In Turkey, the media have always had two ambitions: to control politics and to gain advantageous public bids from the government. Erdoğan’s governments rejected the first ambition by insisting that power comes from the people rather than from the media, an attitude that angered certain circles. As for the second ambition, media outlets — specifically, media bosses — in Turkey put pressure on the government to get public bids that give them the opportunity to make easy money. That has continued to be the case under Erdoğan, and Erdoğan unsurprisingly tries to promote the media bosses close to himself. That is not a new phenomenon, however, and not created by Erdoğan.
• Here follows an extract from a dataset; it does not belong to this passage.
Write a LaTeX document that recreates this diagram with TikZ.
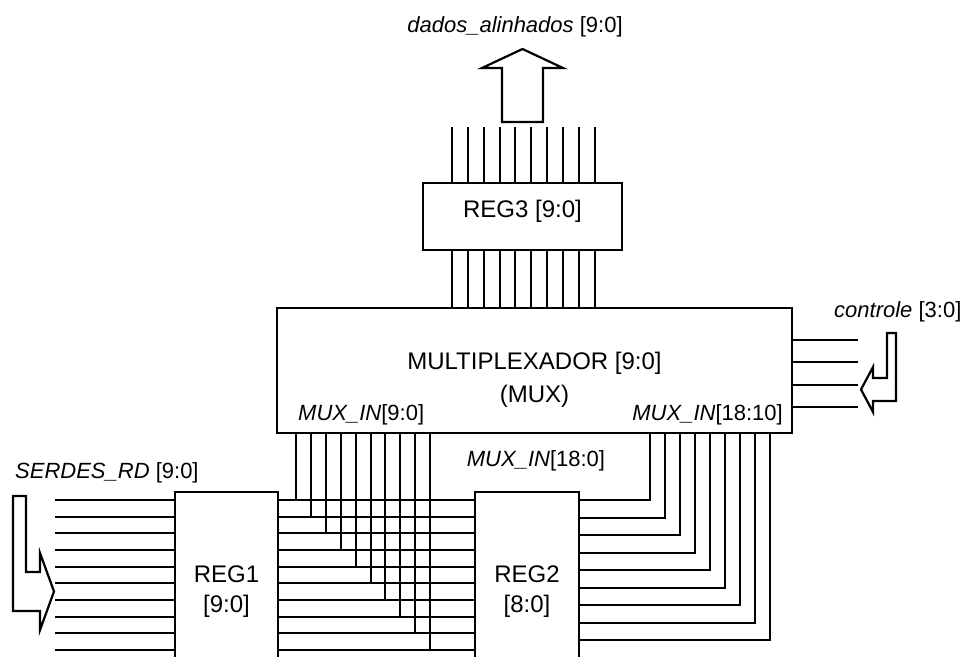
\documentclass[tikz,border=0pt]{standalone}
\usepackage{fontspec}
\setmainfont{Liberation Sans}

\tikzset{
  regbox/.style={draw, line width=2.6pt, fill=white, inner sep=0pt, align=center,
    font=\fontsize{24}{30}\selectfont},
  wire/.style={line width=2pt},
  busarrow/.style={draw, line width=2.2pt, fill=white, line join=miter},
  sig/.style={inner sep=0pt, anchor=base, font=\fontsize{22}{26}\selectfont}
}

\begin{document}
\begin{tikzpicture}[x=1pt,y=-1pt]
  \useasboundingbox (0,0) rectangle (966,656);
  \clip (0,0) rectangle (966,656);

  % blocos
  \node[regbox, minimum width=515pt, minimum height=125pt, font=\fontsize{24}{33}\selectfont,
    text height=68pt, text depth=5pt] (mux) at (534.5,370.5) {MULTIPLEXADOR [9:0]\\(MUX)};
  \node[regbox, minimum width=199pt, minimum height=67pt, text height=17.5pt, text depth=16.5pt] (reg3) at (522.5,216.5) {REG3 [9:0]};
  \node[regbox, minimum width=103pt, minimum height=200pt] (reg1) at (226.5,592) {REG1\\{}[9:0]};
  \node[regbox, minimum width=104pt, minimum height=200pt] (reg2) at (527,592) {REG2\\{}[8:0]};

  % sinais
  \node[sig] (saida) at (515,32) {\textit{dados\_alinhados} [9:0]};
  \node[sig, anchor=base west] (serdes) at (15,478) {\textit{SERDES\_RD} [9:0]};
  \node[sig, anchor=base west] (ctrl) at (834,317) {\textit{controle} [3:0]};
  \node[sig, anchor=base west] (muxinlo) at (298,420) {\textit{MUX\_IN}[9:0]};
  \node[sig, anchor=base east] (muxinhi) at (783,420) {\textit{MUX\_IN}[18:10]};
  \node[sig] (muxin) at (536,466) {\textit{MUX\_IN}[18:0]};

  \coordinate (reg3top) at (0,127);
  \coordinate (ctrlend) at (858,0);
  \coordinate (serdesend) at (55,0);

  % REG3: entrada e saida
  \foreach \i [evaluate=\i as \x using 452+15.85*\i] in {0,...,9} {
    \draw[wire] (\x,0 |- reg3top) -- (\x,0 |- reg3.north);
    \draw[wire] (\x,0 |- reg3.south) -- (\x,0 |- mux.north);
  }

  % controle
  \foreach \y in {340,362.3,384.6,407}
    \draw[wire] (mux.east |- 0,\y) -- (ctrlend |- 0,\y);

  % SERDES -> REG1 -> REG2, MUX_IN[9:0]
  \foreach \i [evaluate=\i as \y using 500+16.67*\i,
               evaluate=\i as \x using 296+14.9*\i] in {0,...,9} {
    \draw[wire] (serdesend |- 0,\y) -- (reg1.west |- 0,\y);
    \draw[wire] (reg1.east |- 0,\y) -- (reg2.west |- 0,\y);
    \draw[wire] (\x,0 |- mux.south) -- (\x,\y);
  }

  % REG2 -> MUX_IN[18:10]
  \foreach \i [evaluate=\i as \y using 500+17.5*\i,
               evaluate=\i as \x using 650+15*\i] in {0,...,8}
    \draw[wire] (reg2.east |- 0,\y) -| (\x,0 |- mux.south);

  % setas de barramento
  \draw[busarrow] (502,122) -- (502,68) -- (482,68) -- (522.5,49) -- (563,68) -- (543,68) -- (543,122) -- cycle;
  \draw[busarrow] (13,496) -- (26,496) -- (26,572) -- (40,572) -- (40,553) -- (54,591.5)
    -- (40,630) -- (40,611) -- (13,611) -- cycle;
  \draw[busarrow] (896,333) -- (887,333) -- (887,378) -- (873,378) -- (873,367) -- (861,389.5)
    -- (873,412) -- (873,401) -- (896,401) -- cycle;
\end{tikzpicture}
\end{document}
In the last 10 years, 20 new newspapers and 30 new television stations have started in the country. Erdoğan himself is accused of being a “dictator” every day in the media, and the outlets that make this accusation are still in the market. That alone shows that it is just an exaggeration to claim that there is no freedom of expression in Turkey. In any case, the media in Turkey is now more pluralistic and every main opinion may be voiced. (For a realistic evaluation of the situation of the media in Turkey, click here.)
The Erdoğan government has taken important steps to solve acute problems in Turkey and has done so in ways that have improved democracy. Among them is the Kurdish problem. Before 2002, the government denied the very existence of the Kurds. Erdoğan’s government changed this attitude and accepted the “reality of the Kurds.” Erdoğan also declared that political, peaceful means would be used to solve the Kurdish problem. Non-Muslims had suffered for decades in Turkey, and their destiny changed under Erdoğan’s governments. The confiscated properties of non-Muslim foundations are now being returned, and collapsed churches and synagogues are being restored. Many non-Muslims have not been shy in admitting that they are now experiencing a golden age in Turkey.
Lastly, I would like to say a few things about the attitude of Turkey’s classical liberals, because I am the founder and president of the country’s foremost liberal organization. Since the Association for Liberal Thinking came into existence in 1992, liberals have taken different political positions. The majority, however, did not adopt the position of judging the government as a whole. Instead, they have evaluated its policies and actions on a case-by-case basis, both praising and encouraging the government when it has done the right thing and criticizing and discouraging the government when it has made mistakes.
As for the fight between a democratically elected government and the so-called parallel state of the GM, liberals in ALT have, of course, sided with democratic legitimacy as a matter of principle. They have seen this as a fight that should be waged for a consolidated democracy and better protection for human rights.